US President Donald Trump on Monday hailed the resignation of Bolivia's leftist leader Evo Morales as a sign to "illegitimate" regimes and praised the role of the country's military.

"These events send a strong signal to the illegitimate regimes in Venezuela and Nicaragua that democracy and the will of the people will always prevail," Trump said, referring to two other leftist Latin American nations targeted by his administration.

Trump said that the resignation of Morales, Bolivia's first indigenous leader who was seeking a fourth term despite a constitutional prohibition, was a "significant moment for democracy in the Western Hemisphere."

"After nearly 14 years and his recent attempt to override the Bolivian constitution and the will of the people, Morales' departure preserves democracy and paves the way for the Bolivian people to have their voices heard," Trump said in a statement.

"The United States applauds the Bolivian people for demanding freedom and the Bolivian military for abiding by its oath to protect not just a single person, but Bolivia's constitution," he said.

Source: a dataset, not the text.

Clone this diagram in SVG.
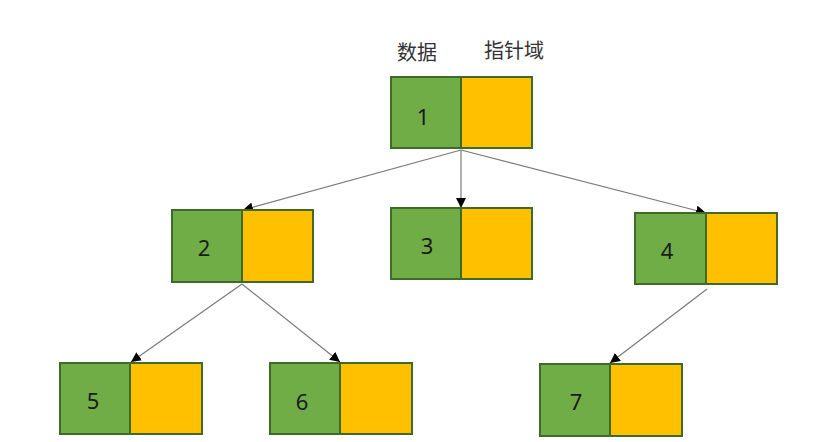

Morales quit on a fast-moving day of events on Sunday after security forces pulled through support for him in the face of public protests and a report by the Organization of American States that pointed to irregularities in voting last month.

People block a street near the main square in La Paz after Evo Morales resigned as president
People block a street near the main square in La Paz after Evo Morales resigned as president AFP / AIZAR RALDES

A State Department official rejected accusations that the Bolivian military staged a coup, calling it a "false narrative."

"You have surely seen statements by Morales and his supporters calling him the victim of a coup, despite the fact that what all these events clearly show is the Bolivian people have simply had enough of a government ignoring the will of its voters," the official said.

He nonetheless voiced hope that the transition would be civilian-led and said the United States was not picking a favorite.

The official said that Bolivian legislators should formally accept Morales' resignation and call new elections.

"We call on the National Assembly to convene, to provide the quorum required and to determine a constitutional transition to new elections as soon as possible," the official said on condition of anonymity.

A formal designation of a coup would require the United States to cut most aid to Bolivia, which had uneasy relations with the United States under Morales, especially over his championing of indigenous coca farmers.